- _WORK REQUIRED_: Exactly as they appear, output all of the records. Skip any images.

──────── LISTING

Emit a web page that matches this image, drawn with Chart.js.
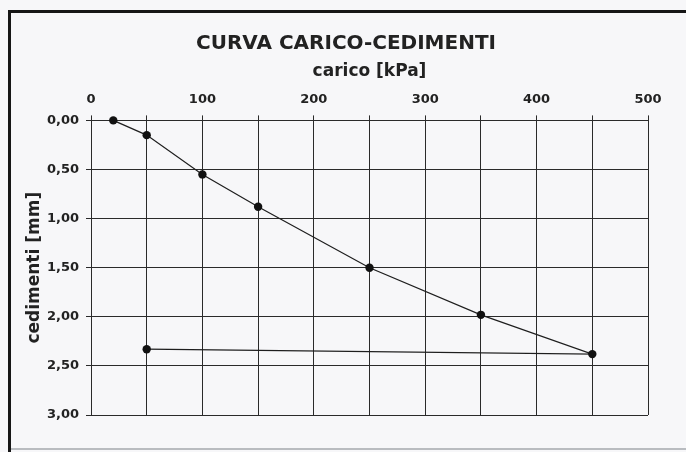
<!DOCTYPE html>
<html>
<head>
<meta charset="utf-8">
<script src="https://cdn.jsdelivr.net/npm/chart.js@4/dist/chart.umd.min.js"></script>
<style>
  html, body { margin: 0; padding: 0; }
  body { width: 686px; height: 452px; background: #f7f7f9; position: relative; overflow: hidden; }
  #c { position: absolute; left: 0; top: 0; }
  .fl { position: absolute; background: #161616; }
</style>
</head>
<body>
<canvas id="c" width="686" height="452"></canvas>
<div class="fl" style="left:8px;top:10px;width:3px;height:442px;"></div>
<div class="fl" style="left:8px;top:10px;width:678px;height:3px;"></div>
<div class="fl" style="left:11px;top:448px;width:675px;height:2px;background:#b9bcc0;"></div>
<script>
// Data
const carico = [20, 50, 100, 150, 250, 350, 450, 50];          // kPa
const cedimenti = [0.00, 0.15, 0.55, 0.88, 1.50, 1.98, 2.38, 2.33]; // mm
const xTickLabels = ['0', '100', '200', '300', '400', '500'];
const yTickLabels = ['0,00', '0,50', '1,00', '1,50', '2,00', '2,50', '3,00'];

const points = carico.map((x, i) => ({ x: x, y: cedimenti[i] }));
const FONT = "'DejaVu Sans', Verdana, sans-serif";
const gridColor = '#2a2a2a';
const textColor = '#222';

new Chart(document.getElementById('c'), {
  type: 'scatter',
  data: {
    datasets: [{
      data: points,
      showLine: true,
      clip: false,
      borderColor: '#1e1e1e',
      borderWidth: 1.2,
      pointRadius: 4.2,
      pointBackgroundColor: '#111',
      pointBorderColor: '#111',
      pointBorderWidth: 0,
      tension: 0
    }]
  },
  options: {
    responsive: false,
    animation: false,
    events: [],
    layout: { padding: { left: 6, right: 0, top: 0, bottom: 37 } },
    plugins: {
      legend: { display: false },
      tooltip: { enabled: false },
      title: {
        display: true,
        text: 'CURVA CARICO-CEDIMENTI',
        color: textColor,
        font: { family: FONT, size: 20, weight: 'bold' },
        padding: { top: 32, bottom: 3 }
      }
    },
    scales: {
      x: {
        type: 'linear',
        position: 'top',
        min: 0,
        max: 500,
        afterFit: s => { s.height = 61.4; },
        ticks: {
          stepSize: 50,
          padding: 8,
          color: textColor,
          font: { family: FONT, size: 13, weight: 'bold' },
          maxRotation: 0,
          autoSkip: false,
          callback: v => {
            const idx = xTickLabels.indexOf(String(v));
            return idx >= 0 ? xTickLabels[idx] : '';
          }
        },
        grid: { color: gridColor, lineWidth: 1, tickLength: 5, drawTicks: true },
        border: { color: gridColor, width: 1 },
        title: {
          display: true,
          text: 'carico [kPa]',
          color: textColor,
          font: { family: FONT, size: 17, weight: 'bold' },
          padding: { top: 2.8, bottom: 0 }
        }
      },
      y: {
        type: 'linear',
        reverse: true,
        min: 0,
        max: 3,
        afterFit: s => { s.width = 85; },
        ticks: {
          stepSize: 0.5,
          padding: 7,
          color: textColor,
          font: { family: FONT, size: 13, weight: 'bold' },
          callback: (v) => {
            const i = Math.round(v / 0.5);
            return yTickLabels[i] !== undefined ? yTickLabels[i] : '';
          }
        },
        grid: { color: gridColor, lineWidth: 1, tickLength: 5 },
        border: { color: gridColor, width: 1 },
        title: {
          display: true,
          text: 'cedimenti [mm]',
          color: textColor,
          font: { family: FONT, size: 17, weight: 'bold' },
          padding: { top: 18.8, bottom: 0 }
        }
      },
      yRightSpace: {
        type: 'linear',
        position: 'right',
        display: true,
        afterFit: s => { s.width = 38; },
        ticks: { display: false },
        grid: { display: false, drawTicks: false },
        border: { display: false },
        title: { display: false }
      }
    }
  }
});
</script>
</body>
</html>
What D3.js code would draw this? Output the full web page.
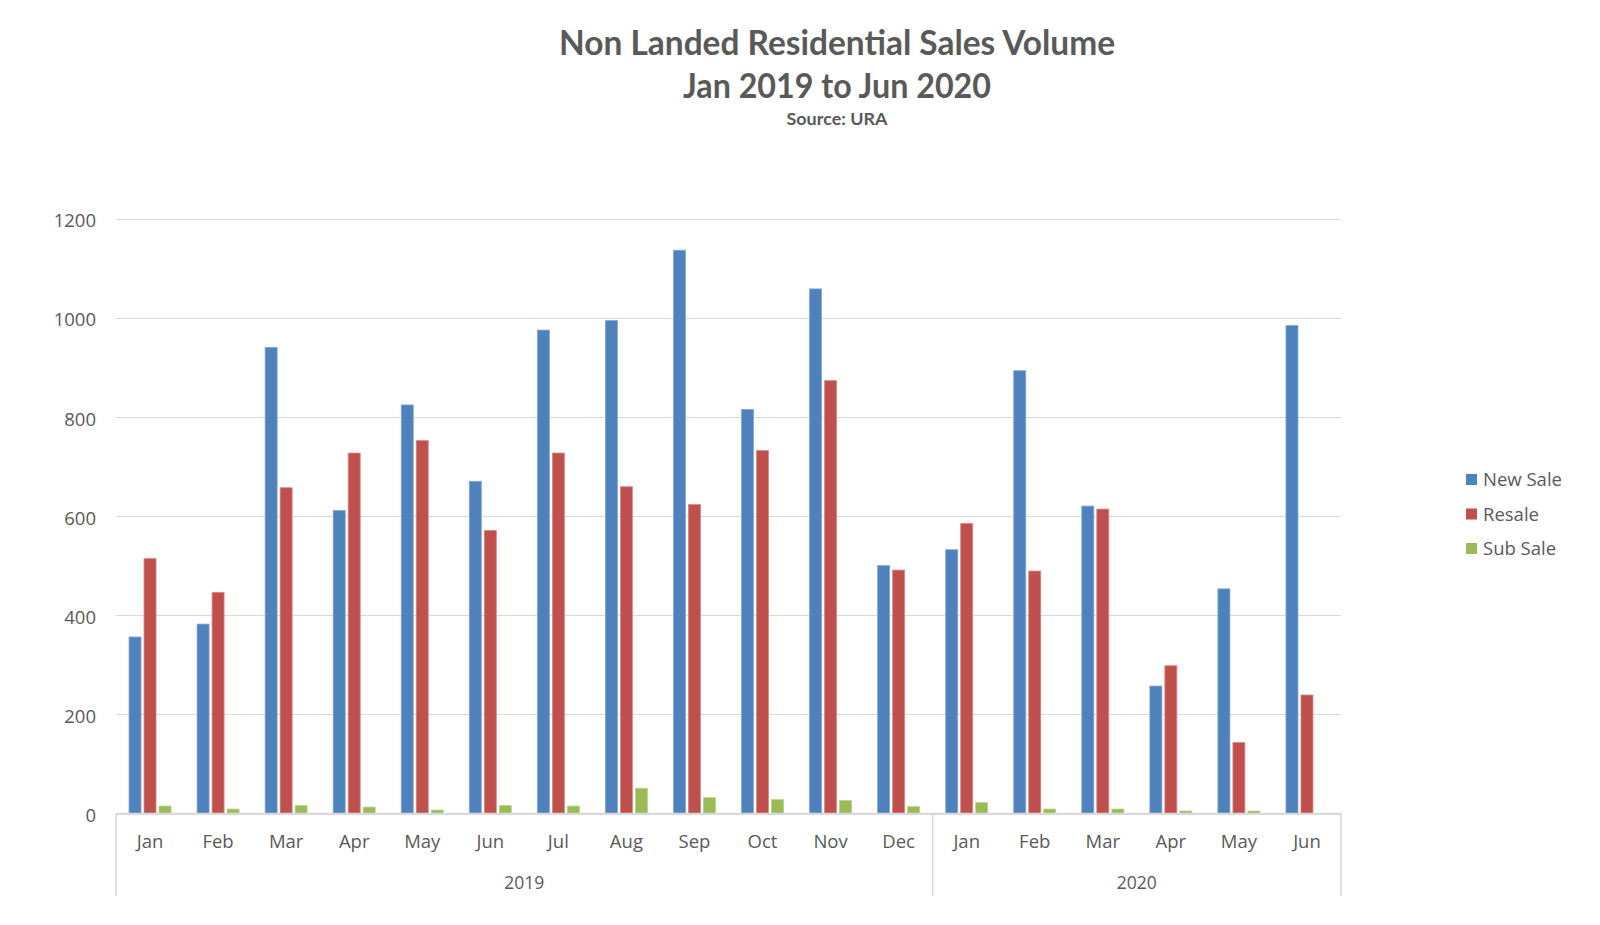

────────────────

- _COMPLETED EXERCISE_:
Emit a web page that matches this image, drawn with Chart.js.
<!DOCTYPE html>
<html>
<head>
<meta charset="utf-8">
<script src="https://cdn.jsdelivr.net/npm/chart.js@4/dist/chart.umd.min.js"></script>
<style>
  html, body { margin: 0; padding: 0; }
  body { width: 686px; height: 452px; background: #f7f7f9; position: relative; overflow: hidden; }
  #c { position: absolute; left: 0; top: 0; }
  .fl { position: absolute; background: #161616; }
</style>
</head>
<body>
<canvas id="c" width="686" height="452"></canvas>
<div class="fl" style="left:8px;top:10px;width:3px;height:442px;"></div>
<div class="fl" style="left:8px;top:10px;width:678px;height:3px;"></div>
<div class="fl" style="left:11px;top:448px;width:675px;height:2px;background:#b9bcc0;"></div>
<script>
// Data
const carico = [20, 50, 100, 150, 250, 350, 450, 50];          // kPa
const cedimenti = [0.00, 0.15, 0.55, 0.88, 1.50, 1.98, 2.38, 2.33]; // mm
const xTickLabels = ['0', '100', '200', '300', '400', '500'];
const yTickLabels = ['0,00', '0,50', '1,00', '1,50', '2,00', '2,50', '3,00'];

const points = carico.map((x, i) => ({ x: x, y: cedimenti[i] }));
const FONT = "'DejaVu Sans', Verdana, sans-serif";
const gridColor = '#2a2a2a';
const textColor = '#222';

new Chart(document.getElementById('c'), {
  type: 'scatter',
  data: {
    datasets: [{
      data: points,
      showLine: true,
      clip: false,
      borderColor: '#1e1e1e',
      borderWidth: 1.2,
      pointRadius: 4.2,
      pointBackgroundColor: '#111',
      pointBorderColor: '#111',
      pointBorderWidth: 0,
      tension: 0
    }]
  },
  options: {
    responsive: false,
    animation: false,
    events: [],
    layout: { padding: { left: 6, right: 0, top: 0, bottom: 37 } },
    plugins: {
      legend: { display: false },
      tooltip: { enabled: false },
      title: {
        display: true,
        text: 'CURVA CARICO-CEDIMENTI',
        color: textColor,
        font: { family: FONT, size: 20, weight: 'bold' },
        padding: { top: 32, bottom: 3 }
      }
    },
    scales: {
      x: {
        type: 'linear',
        position: 'top',
        min: 0,
        max: 500,
        afterFit: s => { s.height = 61.4; },
        ticks: {
          stepSize: 50,
          padding: 8,
          color: textColor,
          font: { family: FONT, size: 13, weight: 'bold' },
          maxRotation: 0,
          autoSkip: false,
          callback: v => {
            const idx = xTickLabels.indexOf(String(v));
            return idx >= 0 ? xTickLabels[idx] : '';
          }
        },
        grid: { color: gridColor, lineWidth: 1, tickLength: 5, drawTicks: true },
        border: { color: gridColor, width: 1 },
        title: {
          display: true,
          text: 'carico [kPa]',
          color: textColor,
          font: { family: FONT, size: 17, weight: 'bold' },
          padding: { top: 2.8, bottom: 0 }
        }
      },
      y: {
        type: 'linear',
        reverse: true,
        min: 0,
        max: 3,
        afterFit: s => { s.width = 85; },
        ticks: {
          stepSize: 0.5,
          padding: 7,
          color: textColor,
          font: { family: FONT, size: 13, weight: 'bold' },
          callback: (v) => {
            const i = Math.round(v / 0.5);
            return yTickLabels[i] !== undefined ? yTickLabels[i] : '';
          }
        },
        grid: { color: gridColor, lineWidth: 1, tickLength: 5 },
        border: { color: gridColor, width: 1 },
        title: {
          display: true,
          text: 'cedimenti [mm]',
          color: textColor,
          font: { family: FONT, size: 17, weight: 'bold' },
          padding: { top: 18.8, bottom: 0 }
        }
      },
      yRightSpace: {
        type: 'linear',
        position: 'right',
        display: true,
        afterFit: s => { s.width = 38; },
        ticks: { display: false },
        grid: { display: false, drawTicks: false },
        border: { display: false },
        title: { display: false }
      }
    }
  }
});
</script>
</body>
</html>
What D3.js code would draw this? Output the full web page.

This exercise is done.